Tuesday, May 12, 2009

Buzzsaw

August 23, 2007

Brickyard 2 - Greensox 1

Another pitchers duel and defensive battle, the Brickyard completed the sweep of the Green Sox, 2-1. Again, both teams came out flat at the plate and couldn't score any runs in the first three innings. The defense on both sides was stellar, and the pitchers were dominant. Tony "Goose" Ragusa worked very quick on the mound and kept the Green Sox batters off balance all night long. He also made upwards of eight outs himself on various grounders and line-drives hit right back at him. Pat O'Leary, the ace of the Green Sox staff, got the start and didn't look like he lost any velocity on his four-seamer after a honeymoon in St. Lucia. The Green Sox did what they needed to do defensively to win a ball game, but the bats didn't pull through. The dead heat was busted open in the fourth inning, and for the second straight game, Brickyard put up three, and put the Sox in the rear-view-mirror. The fourth started with a John "Little Goose" Ragusa double to center. Shannon Barrett grounded back to O'Leary, who looked Ragusa back, and got the out. Greg "The Big Fella" Crosby then hit a ball to the moon, just foul, then walked. Kiley Barrett then opened the door to the championship with a big double. Barrett slid just wide of a Dan O'Connor sweep tag by doing a head spin, into a leg-cross stall breakdance move. The Green Sox tried to make a comeback to avoid the sweep, and did score a run, courtesy of a Colin Carpenter RBI single in the fifth, but Carpenter was gunned down trying to swipe second base for the third out. Tony Ragusa mopped up the rest of the Greensox at the plate, finishing the series with a 1.50 ERA, earning him the nickname "Buzzsaw".


Also of Note:
The phrase "Win or Lose We Drink the Booze", coined during the Tides 2003-2006 run at a championship was brought back in a major way by the Kelly Green Sox. All players tied one on last night and surely woke up with a stinging hangover.
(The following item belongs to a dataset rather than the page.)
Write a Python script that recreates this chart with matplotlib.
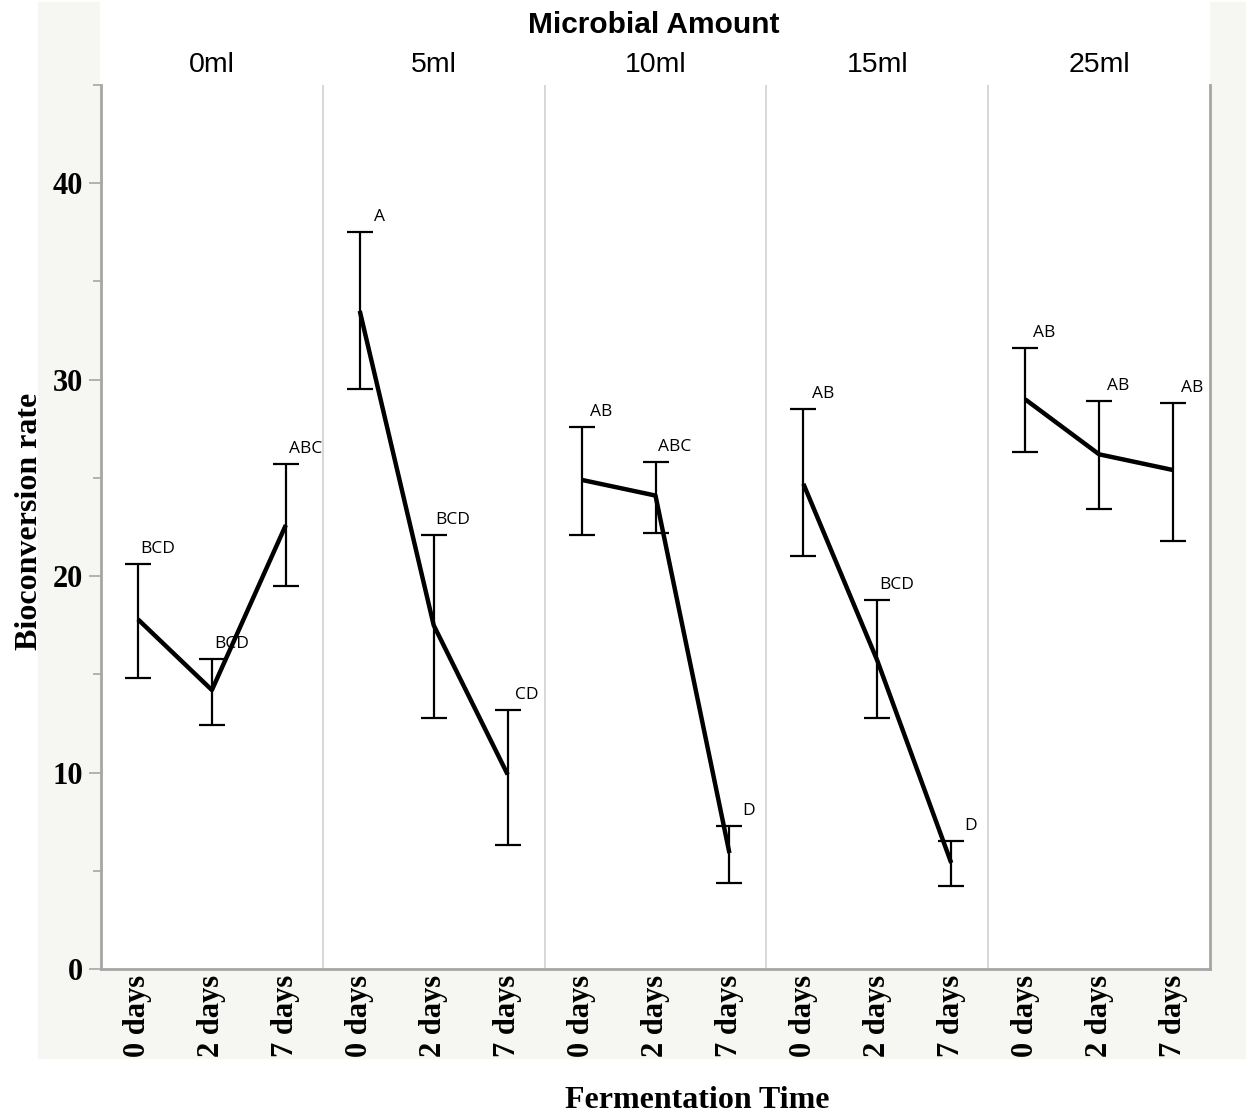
import numpy as np
import matplotlib
matplotlib.use('Agg')
import matplotlib.pyplot as plt
from matplotlib.patches import Rectangle

# values
amounts = ['0ml', '5ml', '10ml', '15ml', '25ml']
times = ['0 days', '2 days', '7 days']
means = [[17.8, 14.2, 22.6],
         [33.5, 17.5, 9.9],
         [24.9, 24.1, 5.9],
         [24.7, 15.7, 5.4],
         [29.0, 26.2, 25.4]]
upper = [[20.6, 15.8, 25.7],
         [37.5, 22.1, 13.2],
         [27.6, 25.8, 7.3],
         [28.5, 18.8, 6.5],
         [31.6, 28.9, 28.8]]
lower = [[14.8, 12.4, 19.5],
         [29.5, 12.8, 6.3],
         [22.1, 22.2, 4.4],
         [21.0, 12.8, 4.2],
         [26.3, 23.4, 21.8]]
letters = [['BCD', 'BCD', 'ABC'],
           ['A', 'BCD', 'CD'],
           ['AB', 'ABC', 'D'],
           ['AB', 'BCD', 'D'],
           ['AB', 'AB', 'AB']]

W, H = 1246, 1116
fig = plt.figure(figsize=(W/100, H/100), dpi=100)
bg = '#f6f6f2'
grey = '#a6a6a6'
serif = 'Liberation Serif'
sans = 'Liberation Sans'

# light frame behind the plot, white header strip
fig.patches.append(Rectangle((38/W, 1-1058/H), (W-38)/W, (1058-2)/H,
                             transform=fig.transFigure, color=bg, zorder=-2))
fig.patches.append(Rectangle((100/W, 1-85/H), (1209-100)/W, 83/H,
                             transform=fig.transFigure, color='white', zorder=-1))

ax = fig.add_axes([101/W, 1-969/H, (1210-101)/W, (969-85)/H])
ax.set_facecolor('white')

n = len(times)
for i, amt in enumerate(amounts):
    x = np.arange(n) + i*n
    m = np.array(means[i])
    up = np.array(upper[i]) - m
    lo = m - np.array(lower[i])
    ax.errorbar(x, m, yerr=[lo, up], fmt='none', ecolor='black',
                elinewidth=1.6, capsize=9.5, capthick=1.6, zorder=3)
    ax.plot(x, m, color='black', lw=3.2, zorder=4, solid_capstyle='butt')
    for j in range(n):
        ax.annotate(letters[i][j], (x[j], upper[i][j]), xytext=(14, 5),
                    textcoords='offset points', ha='center', va='bottom',
                    fontsize=12.5, family='Open Sans', zorder=5)
    if i > 0:
        ax.axvline(i*n - 0.5, color='#d4d4d4', lw=1.3, zorder=1)
    fig.text((101 + (i + 0.5)*(1210-101)/len(amounts))/W, 1-65/H, amt,
             ha='center', va='center', fontsize=20.5, family=sans)

ax.set_xlim(-0.5, len(amounts)*n - 0.5)
ax.set_ylim(0, 45)
ax.set_xticks(np.arange(len(amounts)*n))
ax.set_xticklabels(times*len(amounts), rotation=90, fontsize=22,
                   family=serif, fontweight='bold')
ax.tick_params(axis='x', length=0, pad=4)
ax.set_yticks([0, 10, 20, 30, 40])
ax.set_yticks([5, 15, 25, 35, 45], minor=True)
ax.tick_params(axis='y', which='major', length=9, width=1.2, color=grey,
               labelsize=22, pad=4)
ax.tick_params(axis='y', which='minor', length=6, width=1.2, color=grey)
for lab in ax.get_yticklabels():
    lab.set_family(serif)
    lab.set_fontweight('bold')

for s in ['left', 'bottom', 'right']:
    ax.spines[s].set_color(grey)
    ax.spines[s].set_linewidth(2)
ax.spines['top'].set_visible(False)

fig.text(654/W, 1-25/H, 'Microbial Amount', ha='center', va='center',
         fontsize=21.5, family=sans, fontweight='bold')
fig.text(30/W, 1-521/H, 'Bioconversion rate', rotation=90, ha='center',
         va='center', fontsize=23, family=serif, fontweight='bold')
fig.text(697/W, 1-1100/H, 'Fermentation Time', ha='center', va='center',
         fontsize=23, family=serif, fontweight='bold')

fig.savefig('out.png', dpi=100)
Mike "Party-Boy" O'Brien financed the after-party. He purchased four cases of beer, two pizzas, and two calzones. O'Brien also took his truck straight across the field to get the pizza and beer, moments before cops rolled down Nahant Road. Around 10:45 cops showed up via motorcycle and cruiser to assess the situation. Apparently they could hear the cowbell from the station. Upon arriving at the scene the young officer on the motorcycle asked us if we saw a couple of youths wiggle an MBTA sign out of the ground and drag it across the street. What? He then said he was down to check the parking lot disturbance and had inclings that we may have been minors. Matt "Mr. Consistency" Hatfield, who completed an errorless season, claimed, "Sorry pal, but unfortunetely we're all old". The cops laughed and left the Green Sox to guzzle the rest of their beers and drive home.